Öte yandan yeni dizilere ne olduğunu sorgularken tüm bu olumsuzlukların üstünde olan bir detay daha var ki o da, senarist sıfatını taşıyanların üretkensizliği olmakta! Maalesef Yeşilçam’la başlayan sinema yolculuğumuz da dâhil olmak üzere, izleyiciye çekici gelebilecek ve birbirlerinin taklidi gibi durmayacak senaryo yaratma hususunda büyük kısırlık hüküm sürmekte. Süre uzunluğu bu olumsuzlukta bir faktör ama temel sorun, yeni öyküler ve dünyalar kuramayanlarla çalışma ısrarcılığında!

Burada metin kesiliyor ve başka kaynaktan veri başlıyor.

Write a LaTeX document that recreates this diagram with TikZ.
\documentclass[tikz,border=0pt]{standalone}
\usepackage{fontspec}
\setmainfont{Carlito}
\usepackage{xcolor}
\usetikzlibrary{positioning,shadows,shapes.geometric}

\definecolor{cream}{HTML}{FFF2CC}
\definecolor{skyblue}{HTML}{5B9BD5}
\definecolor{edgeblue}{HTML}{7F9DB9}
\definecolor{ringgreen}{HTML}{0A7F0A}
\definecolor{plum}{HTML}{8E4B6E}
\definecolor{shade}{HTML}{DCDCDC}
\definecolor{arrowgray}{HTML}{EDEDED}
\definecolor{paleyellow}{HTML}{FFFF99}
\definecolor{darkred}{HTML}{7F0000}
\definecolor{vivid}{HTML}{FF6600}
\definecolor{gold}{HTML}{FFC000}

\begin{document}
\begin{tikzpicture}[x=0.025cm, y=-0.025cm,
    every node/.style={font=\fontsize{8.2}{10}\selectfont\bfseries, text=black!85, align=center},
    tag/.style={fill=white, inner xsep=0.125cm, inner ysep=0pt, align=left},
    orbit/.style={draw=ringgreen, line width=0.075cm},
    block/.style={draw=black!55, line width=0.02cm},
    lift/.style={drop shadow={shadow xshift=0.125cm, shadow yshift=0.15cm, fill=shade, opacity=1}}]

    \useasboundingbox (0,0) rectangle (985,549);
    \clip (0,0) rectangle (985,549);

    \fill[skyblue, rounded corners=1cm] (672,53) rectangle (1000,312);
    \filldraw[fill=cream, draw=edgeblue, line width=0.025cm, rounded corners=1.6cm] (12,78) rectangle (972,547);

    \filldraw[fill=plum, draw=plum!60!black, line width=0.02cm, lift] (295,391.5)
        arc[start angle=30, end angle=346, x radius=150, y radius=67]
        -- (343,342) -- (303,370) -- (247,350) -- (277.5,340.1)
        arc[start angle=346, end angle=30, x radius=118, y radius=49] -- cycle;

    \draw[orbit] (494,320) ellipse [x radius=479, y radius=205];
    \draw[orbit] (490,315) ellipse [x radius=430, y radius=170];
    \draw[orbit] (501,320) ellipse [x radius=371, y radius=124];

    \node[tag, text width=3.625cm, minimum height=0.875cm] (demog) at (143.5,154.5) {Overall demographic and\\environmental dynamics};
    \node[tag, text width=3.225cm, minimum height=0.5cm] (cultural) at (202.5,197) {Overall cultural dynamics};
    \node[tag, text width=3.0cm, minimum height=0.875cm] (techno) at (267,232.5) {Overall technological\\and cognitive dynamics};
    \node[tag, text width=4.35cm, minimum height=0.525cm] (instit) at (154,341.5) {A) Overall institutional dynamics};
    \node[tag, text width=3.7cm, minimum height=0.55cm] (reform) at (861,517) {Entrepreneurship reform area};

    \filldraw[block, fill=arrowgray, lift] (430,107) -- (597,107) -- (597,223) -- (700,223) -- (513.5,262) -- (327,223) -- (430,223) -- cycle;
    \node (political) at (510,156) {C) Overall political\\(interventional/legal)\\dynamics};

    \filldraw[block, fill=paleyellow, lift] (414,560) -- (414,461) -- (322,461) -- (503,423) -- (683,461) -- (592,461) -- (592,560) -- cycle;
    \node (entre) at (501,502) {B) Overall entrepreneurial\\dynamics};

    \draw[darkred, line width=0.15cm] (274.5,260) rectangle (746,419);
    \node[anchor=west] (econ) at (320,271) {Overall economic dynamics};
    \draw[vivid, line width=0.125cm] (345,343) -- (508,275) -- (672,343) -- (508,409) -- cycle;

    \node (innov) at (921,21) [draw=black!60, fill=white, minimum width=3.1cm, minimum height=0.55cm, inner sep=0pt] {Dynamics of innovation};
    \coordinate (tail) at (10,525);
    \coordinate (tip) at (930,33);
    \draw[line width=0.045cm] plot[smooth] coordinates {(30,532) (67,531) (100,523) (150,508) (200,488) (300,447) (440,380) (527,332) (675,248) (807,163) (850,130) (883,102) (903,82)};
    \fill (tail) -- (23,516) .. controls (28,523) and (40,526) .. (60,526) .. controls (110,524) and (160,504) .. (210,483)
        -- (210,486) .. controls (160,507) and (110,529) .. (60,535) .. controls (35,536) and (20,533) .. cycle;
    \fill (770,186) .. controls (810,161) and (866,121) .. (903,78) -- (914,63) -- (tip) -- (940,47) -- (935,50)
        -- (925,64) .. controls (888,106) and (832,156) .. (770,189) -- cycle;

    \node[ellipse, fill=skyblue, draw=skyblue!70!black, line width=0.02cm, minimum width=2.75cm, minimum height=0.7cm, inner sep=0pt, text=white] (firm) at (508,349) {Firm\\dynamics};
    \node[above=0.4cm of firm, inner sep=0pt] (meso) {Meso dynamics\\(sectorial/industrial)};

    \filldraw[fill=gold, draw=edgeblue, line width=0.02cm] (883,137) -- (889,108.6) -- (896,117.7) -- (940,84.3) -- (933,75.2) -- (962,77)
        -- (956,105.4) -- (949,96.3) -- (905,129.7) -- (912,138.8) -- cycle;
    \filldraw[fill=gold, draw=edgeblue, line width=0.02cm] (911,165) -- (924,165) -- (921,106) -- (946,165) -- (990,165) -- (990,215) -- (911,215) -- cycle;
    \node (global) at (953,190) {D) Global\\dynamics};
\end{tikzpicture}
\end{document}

Kadroluymuşçasına sürekli yeni işe sürülen kalemlerin üretkenliğinde problem olunca, kayda değer özgün iş bulma umudu da suya düşüyor ve yeni diziler sapır sapır dökülüyor haliyle.

Son zamanlarda bu kısırlığı aşmanın formülü, yabancı filmlerden öykü kotarmak ya da Uzak Doğu dizilerini uyarlamak şeklinde devreye sokuldu ama... Dökme suyla değirmen döndürmek de bir yere kadar gider. Sonuçta bu formül de iflas eder, ediyor da zaten. İlaveten kanalların yapımlarının arkasında durup durmadıklarına göre de değişiyor dizilerin kaderi… Ve tabii yayın zamanıyla ilgili kararların doğru alınması da önemli bir etken hayal kırıklığı yaşama hususunda!

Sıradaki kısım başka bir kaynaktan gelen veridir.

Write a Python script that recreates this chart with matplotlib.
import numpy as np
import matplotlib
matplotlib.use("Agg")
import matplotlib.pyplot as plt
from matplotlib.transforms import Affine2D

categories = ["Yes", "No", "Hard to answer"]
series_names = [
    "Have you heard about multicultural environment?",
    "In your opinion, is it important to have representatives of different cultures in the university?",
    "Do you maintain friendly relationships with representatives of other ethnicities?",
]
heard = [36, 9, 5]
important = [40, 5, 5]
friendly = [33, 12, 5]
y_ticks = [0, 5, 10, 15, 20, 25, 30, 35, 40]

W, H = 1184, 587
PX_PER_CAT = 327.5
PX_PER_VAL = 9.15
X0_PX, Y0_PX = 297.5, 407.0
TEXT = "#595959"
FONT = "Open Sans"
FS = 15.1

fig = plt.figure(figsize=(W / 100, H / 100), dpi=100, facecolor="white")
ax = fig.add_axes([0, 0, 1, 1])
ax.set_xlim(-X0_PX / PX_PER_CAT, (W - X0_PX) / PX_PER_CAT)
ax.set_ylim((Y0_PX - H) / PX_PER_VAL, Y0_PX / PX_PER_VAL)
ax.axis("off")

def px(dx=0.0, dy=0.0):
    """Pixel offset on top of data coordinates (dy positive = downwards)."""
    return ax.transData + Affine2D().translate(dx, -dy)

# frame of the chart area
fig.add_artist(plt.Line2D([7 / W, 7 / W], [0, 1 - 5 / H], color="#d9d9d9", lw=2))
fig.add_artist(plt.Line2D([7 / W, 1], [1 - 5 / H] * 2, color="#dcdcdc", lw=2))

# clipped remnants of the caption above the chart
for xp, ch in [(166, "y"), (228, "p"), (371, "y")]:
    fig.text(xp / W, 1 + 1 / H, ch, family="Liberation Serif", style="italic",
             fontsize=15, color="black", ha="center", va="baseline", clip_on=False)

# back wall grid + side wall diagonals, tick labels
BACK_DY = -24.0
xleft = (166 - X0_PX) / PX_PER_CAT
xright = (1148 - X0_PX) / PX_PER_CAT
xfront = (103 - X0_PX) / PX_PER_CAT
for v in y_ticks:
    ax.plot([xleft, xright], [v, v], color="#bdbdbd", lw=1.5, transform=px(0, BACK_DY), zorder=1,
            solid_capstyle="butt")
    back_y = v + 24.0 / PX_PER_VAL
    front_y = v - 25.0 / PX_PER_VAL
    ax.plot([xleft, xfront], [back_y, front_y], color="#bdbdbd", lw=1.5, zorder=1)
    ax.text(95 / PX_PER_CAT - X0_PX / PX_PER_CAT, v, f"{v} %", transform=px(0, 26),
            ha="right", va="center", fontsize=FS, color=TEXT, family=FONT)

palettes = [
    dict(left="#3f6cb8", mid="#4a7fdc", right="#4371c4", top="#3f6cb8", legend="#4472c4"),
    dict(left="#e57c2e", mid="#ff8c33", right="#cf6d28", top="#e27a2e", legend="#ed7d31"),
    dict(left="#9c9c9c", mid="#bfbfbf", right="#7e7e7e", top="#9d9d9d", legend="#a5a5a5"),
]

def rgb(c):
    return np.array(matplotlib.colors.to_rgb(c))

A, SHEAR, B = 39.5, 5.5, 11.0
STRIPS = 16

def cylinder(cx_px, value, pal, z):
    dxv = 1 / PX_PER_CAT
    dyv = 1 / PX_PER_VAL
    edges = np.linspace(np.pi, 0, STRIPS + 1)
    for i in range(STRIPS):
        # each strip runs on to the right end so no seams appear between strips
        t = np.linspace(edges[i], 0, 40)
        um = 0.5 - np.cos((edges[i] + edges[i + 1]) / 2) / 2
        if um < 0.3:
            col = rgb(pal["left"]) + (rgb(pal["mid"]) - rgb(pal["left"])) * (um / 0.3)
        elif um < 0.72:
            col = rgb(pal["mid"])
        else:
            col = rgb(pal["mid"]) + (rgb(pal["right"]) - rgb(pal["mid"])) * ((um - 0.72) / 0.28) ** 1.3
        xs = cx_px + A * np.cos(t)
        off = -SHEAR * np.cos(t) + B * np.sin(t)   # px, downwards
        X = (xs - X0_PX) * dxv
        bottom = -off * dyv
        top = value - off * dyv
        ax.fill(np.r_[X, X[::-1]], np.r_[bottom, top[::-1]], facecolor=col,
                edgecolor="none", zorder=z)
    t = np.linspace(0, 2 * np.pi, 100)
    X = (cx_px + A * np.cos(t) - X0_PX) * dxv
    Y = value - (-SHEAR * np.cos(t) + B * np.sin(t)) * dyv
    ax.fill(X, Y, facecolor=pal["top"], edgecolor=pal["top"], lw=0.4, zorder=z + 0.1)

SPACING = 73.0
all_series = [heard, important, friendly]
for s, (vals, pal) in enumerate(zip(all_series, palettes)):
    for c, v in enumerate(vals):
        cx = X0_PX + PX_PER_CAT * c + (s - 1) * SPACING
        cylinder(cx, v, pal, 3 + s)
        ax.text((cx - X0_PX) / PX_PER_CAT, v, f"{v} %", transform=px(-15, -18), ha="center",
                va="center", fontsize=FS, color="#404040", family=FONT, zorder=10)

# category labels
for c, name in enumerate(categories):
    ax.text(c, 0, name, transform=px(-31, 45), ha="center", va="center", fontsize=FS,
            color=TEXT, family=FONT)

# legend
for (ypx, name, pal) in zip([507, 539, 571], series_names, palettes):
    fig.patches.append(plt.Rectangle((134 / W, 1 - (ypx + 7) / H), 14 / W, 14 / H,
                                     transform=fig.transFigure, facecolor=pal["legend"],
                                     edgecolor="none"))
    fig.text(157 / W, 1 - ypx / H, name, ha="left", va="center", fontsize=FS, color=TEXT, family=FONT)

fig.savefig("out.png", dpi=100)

SON SÖZ: 'Yeni dizilere ne oluyor' diye uzun uzadıya düşünmeye gerek yok. Mevcut yapımlar içinde başarılı olanların çoğunun uyarlama veya esinlenme olduğu… Bunların dışında askeri-tarihi özgün işlerin de kazançlı çıktığı… Ancak her uyarlamanın veya özgün hikâyenin izleyiciyi kendine bağlayamadığı gerçeğinde, ileri dönemlerde artan oranlı jet finaller yaşanabileceği gibi ayrıntılar, tatlı su gibi tatlı kazanç peşine düşen dizi sektörümüzdeki hesapsızlıktan dolayı oluşan hayal kırıklıklarının gerekçeleri. Gören görür, görmeyen yaşamaya devam eder.

Amma velâkin, kim ne ederse etsin… Reytingin, kapıp kaçanın elinde olduğu ekranlarımızda başarıyı yakalamak sürpriz ama hayal kırıklıkları sürpriz değil asla!